When I was really small, maybe before my sister was born when I was five, small enough that I had to stand on the kneeler because if I kneeled I couldn’t see anything, I would mimic the priest at the altar during the Eucharist. I mouth the words he’d say, and hold up my hands like I was holding up the chalice and host. This isn’t anything weird, probably, since I’ve seen Fr. Charlie’s little daughter do this too at different times during coffee hour with the small altar in our parish hall. But I don’t remember seeing kids in church do it very often. They are usually interested in anything but what is going on up there like what color lipstick Mom has in her purse, or where the crayons are to color in the hymnal. My sister would dance in the aisle during the procession as her form of participation, but that’s not the same. And sadly, I had no chance to be at the altar as a kid since girls weren’t allowed to serve. And nuns don’t serve at the altar, so when I was mimicking, there would have been no hope for me to ever be up there except as a person to come up afterwards and help hand out the hosts and the wine.

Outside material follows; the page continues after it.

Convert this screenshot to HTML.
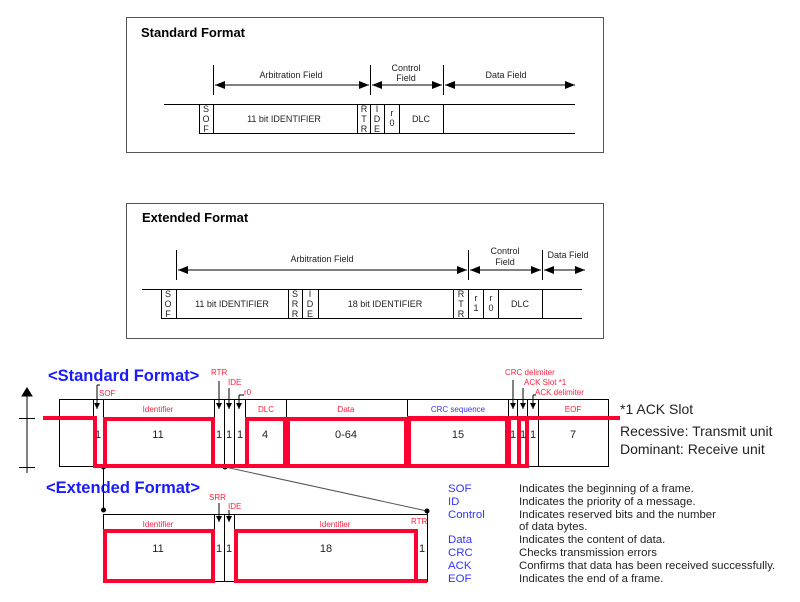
<!DOCTYPE html>
<html><head><meta charset="utf-8"><style>
body{margin:0;background:#fff;width:800px;height:602px;overflow:hidden}
svg{display:block}
text{font-family:"Liberation Sans",Arial,sans-serif}
</style></head><body>
<svg width="800" height="602" viewBox="0 0 800 602" xmlns="http://www.w3.org/2000/svg">
<defs>
<marker id="ah" markerWidth="10" markerHeight="8" refX="10" refY="4" orient="auto" markerUnits="userSpaceOnUse"><path d="M0,0 L10,4 L0,8 Z" fill="#000"/></marker>
<marker id="sa" markerWidth="6" markerHeight="6" refX="6" refY="3" orient="auto" markerUnits="userSpaceOnUse"><path d="M0,0 L6,3 L0,6 Z" fill="#000"/></marker>
</defs>
<g stroke="#555" fill="none" stroke-width="1">
<rect x="126.5" y="17.5" width="477" height="135"/>
<rect x="126.5" y="203.5" width="477" height="135"/>
</g>
<text x="141" y="37" font-size="13" font-weight="bold">Standard Format</text>
<text x="142" y="222" font-size="13" font-weight="bold">Extended Format</text>
<g stroke="#000" stroke-width="1" fill="none">
<path d="M213.5,65V95 M370.5,65V95 M443.5,65V95"/>
<line x1="215" y1="85" x2="369" y2="85" marker-end="url(#ah)"/>
<line x1="369" y1="85" x2="215" y2="85" marker-end="url(#ah)"/>
<line x1="372" y1="85" x2="442" y2="85" marker-end="url(#ah)"/>
<line x1="442" y1="85" x2="372" y2="85" marker-end="url(#ah)"/>
<line x1="445" y1="85" x2="575" y2="85" marker-end="url(#ah)"/>
<line x1="575" y1="85" x2="445" y2="85" marker-end="url(#ah)"/>
<path d="M164,104.5H575 M199,133.5H575 M199.5,104V134 M213.5,104V134 M357.5,104V134 M370.5,104V134 M384.5,104V134 M399.5,104V134 M443.5,104V134"/>
</g>
<g font-size="9" fill="#222" text-anchor="middle">
<text x="291" y="78">Arbitration Field</text>
<text x="406" y="71">Control</text><text x="406" y="81">Field</text>
<text x="506" y="78">Data Field</text>
<text x="206" y="112">S</text><text x="206" y="122">O</text><text x="206" y="132">F</text>
<text x="284" y="122">11 bit IDENTIFIER</text>
<text x="364" y="112">R</text><text x="364" y="122">T</text><text x="364" y="132">R</text>
<text x="377" y="112">I</text><text x="377" y="122">D</text><text x="377" y="132">E</text>
<text x="392" y="116">r</text><text x="392" y="126">0</text>
<text x="421" y="122">DLC</text>
</g>
<g stroke="#000" stroke-width="1" fill="none">
<path d="M176.5,250V280 M468.5,250V280 M542.5,250V280"/>
<line x1="178" y1="270" x2="467" y2="270" marker-end="url(#ah)"/>
<line x1="467" y1="270" x2="178" y2="270" marker-end="url(#ah)"/>
<line x1="470" y1="270" x2="541" y2="270" marker-end="url(#ah)"/>
<line x1="541" y1="270" x2="470" y2="270" marker-end="url(#ah)"/>
<line x1="544" y1="270" x2="585" y2="270" marker-end="url(#ah)"/>
<line x1="585" y1="270" x2="544" y2="270" marker-end="url(#ah)"/>
<path d="M142,289.5H161 M161,289.5H582 M161,318.5H582 M161.5,289V319 M176.5,289V319 M288.5,289V319 M302.5,289V319 M318.5,289V319 M453.5,289V319 M468.5,289V319 M483.5,289V319 M498.5,289V319 M542.5,289V319"/>
</g>
<g font-size="9" fill="#222" text-anchor="middle">
<text x="322" y="262">Arbitration Field</text>
<text x="505" y="254">Control</text><text x="505" y="265">Field</text>
<text x="568" y="258">Data Field</text>
<text x="168" y="297">S</text><text x="168" y="307">O</text><text x="168" y="317">F</text>
<text x="232" y="307">11 bit IDENTIFIER</text>
<text x="295" y="297">S</text><text x="295" y="307">R</text><text x="295" y="317">R</text>
<text x="310" y="297">I</text><text x="310" y="307">D</text><text x="310" y="317">E</text>
<text x="385" y="307">18 bit IDENTIFIER</text>
<text x="461" y="297">R</text><text x="461" y="307">T</text><text x="461" y="317">R</text>
<text x="476" y="301">r</text><text x="476" y="311">1</text>
<text x="491" y="301">r</text><text x="491" y="311">0</text>
<text x="520" y="307">DLC</text>
</g>
<text x="48" y="381" font-size="16.5" font-weight="bold" fill="#1a1aff">&lt;Standard Format&gt;</text>
<text x="46" y="493" font-size="16.5" font-weight="bold" fill="#1a1aff">&lt;Extended Format&gt;</text>
<g stroke="#000" stroke-width="1" fill="none">
<line x1="27" y1="473" x2="27" y2="393"/>
<path d="M22,396 L27,388 L32,396Z" fill="#000"/>
<path d="M19,418.5H35 M19,467.5H35"/>
<rect x="59.5" y="399.5" width="549" height="67"/>
<path d="M93.5,399V467 M103.5,399V467 M214.5,399V467 M224.5,399V467 M234.5,399V467 M245.5,399V467 M286.5,399V467 M407.5,399V467 M508.5,399V467 M517.5,399V467 M527.5,399V467 M538.5,399V467"/>
<line x1="97" y1="385" x2="97" y2="409" marker-end="url(#sa)"/>
<line x1="219" y1="381" x2="219" y2="409" marker-end="url(#sa)"/>
<line x1="229" y1="388" x2="229" y2="409" marker-end="url(#sa)"/>
<line x1="239" y1="395" x2="239" y2="409" marker-end="url(#sa)"/>
<line x1="513" y1="380" x2="513" y2="409" marker-end="url(#sa)"/>
<line x1="523" y1="388" x2="523" y2="409" marker-end="url(#sa)"/>
<line x1="533" y1="395" x2="533" y2="409" marker-end="url(#sa)"/>
<path d="M97,385H100 M239,395H244 M533,395H536"/>
<line x1="103.5" y1="467" x2="103.5" y2="510"/>
<line x1="225" y1="467" x2="427" y2="511" stroke="#555"/>
<path d="M103,514.5H427 M103.5,514V582 M214.5,514V582 M224.5,514V582 M234.5,514V582 M427.5,511V582 M214,581.5H236"/>
<line x1="219" y1="503" x2="219" y2="522" marker-end="url(#sa)"/>
<line x1="229" y1="510" x2="229" y2="522" marker-end="url(#sa)"/>
</g>
<g fill="#000"><circle cx="103.5" cy="467" r="2.5"/><circle cx="225" cy="467" r="2.5"/><circle cx="103.5" cy="510" r="2.5"/><circle cx="427" cy="511" r="2.5"/></g>
<g stroke="#ff0033" stroke-width="4" fill="none">
<path d="M43,418H95V466H528"/>
<rect x="105" y="419" width="108" height="47"/>
<rect x="247" y="419" width="38" height="47"/>
<rect x="288" y="419" width="118" height="47"/>
<rect x="409" y="419" width="98" height="47"/>
<path d="M407,418H620 M509,418V466"/>
<rect x="519" y="419" width="8" height="47"/>
<rect x="105" y="531" width="108" height="50"/>
<rect x="236" y="531" width="180" height="50"/>
<path d="M236,581H427"/>
</g>
<g font-size="11" fill="#222" text-anchor="middle">
<text x="98" y="438">1</text><text x="158" y="438">11</text>
<text x="219" y="438">1</text><text x="229" y="438">1</text><text x="240" y="438">1</text>
<text x="265" y="438">4</text><text x="346" y="438">0-64</text><text x="458" y="438">15</text>
<text x="513" y="438">1</text><text x="523" y="438">1</text><text x="533" y="438">1</text><text x="573" y="438">7</text>
<text x="158" y="552">11</text><text x="219" y="552">1</text><text x="229" y="552">1</text>
<text x="326" y="552">18</text><text x="422" y="552">1</text>
</g>
<g font-size="8" fill="#ff2040">
<text x="99" y="396">SOF</text><text x="211" y="375">RTR</text><text x="228" y="385">IDE</text><text x="244" y="395">r0</text>
<text x="505" y="375">CRC delimiter</text><text x="524" y="385">ACK Slot *1</text><text x="535" y="395">ACK delimiter</text>
<text x="209" y="500">SRR</text><text x="228" y="509">IDE</text><text x="411" y="524">RTR</text>
</g>
<g font-size="8" fill="#ff2040" text-anchor="middle">
<text x="158" y="412">Identifier</text><text x="266" y="412">DLC</text><text x="346" y="412">Data</text>
<text x="458" y="412" fill="#3333ff">CRC sequence</text><text x="573" y="412">EOF</text>
<text x="158" y="527">Identifier</text><text x="335" y="527">Identifier</text>
</g>
<g font-size="14" fill="#222">
<text x="620" y="414">*1 ACK Slot</text>
<text x="620" y="436">Recessive: Transmit unit</text>
<text x="620" y="454">Dominant: Receive unit</text>
</g>
<g font-size="11.4" fill="#3333ff">
<text x="448" y="492">SOF</text><text x="448" y="505">ID</text><text x="448" y="518">Control</text>
<text x="448" y="543">Data</text><text x="448" y="556">CRC</text><text x="448" y="569">ACK</text><text x="448" y="582">EOF</text>
</g>
<g font-size="11.4" fill="#222">
<text x="519" y="492">Indicates the beginning of a frame.</text>
<text x="519" y="505">Indicates the priority of a message.</text>
<text x="519" y="518">Indicates reserved bits and the number</text>
<text x="519" y="530">of data bytes.</text>
<text x="519" y="543">Indicates the content of data.</text>
<text x="519" y="556">Checks transmission errors</text>
<text x="519" y="569">Confirms that data has been received successfully.</text>
<text x="519" y="582">Indicates the end of a frame.</text>
</g>
</svg>
</body></html>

I don’t why I bring this up except as a comment to Chas’s comment on my last posting. He mentions that he has watched me grow deeper in my journey. Maybe I’m not going deeper, but going back. Anyone who knows me well knows that I have a child-like quality even though I can be very mature. Maybe as I go through this process I’m connecting with something my child-self knew but couldn’t possibly interpret or analyze. I wanted to be a part of that mystery on the altar, a mystery I was barred from even taking part in at all until after my First Communion in second grade. And somewhere in that childhood others recognized that maybe I was supposed to be on this path, but the path just then wasn’t right for me, and wasn’t the right path. A whole series of forks lead us into our adult lives, but all those forks are connected. I’m really interested to see what comes of this new, clearer discernment that I have been called to, and what forks are up ahead for me.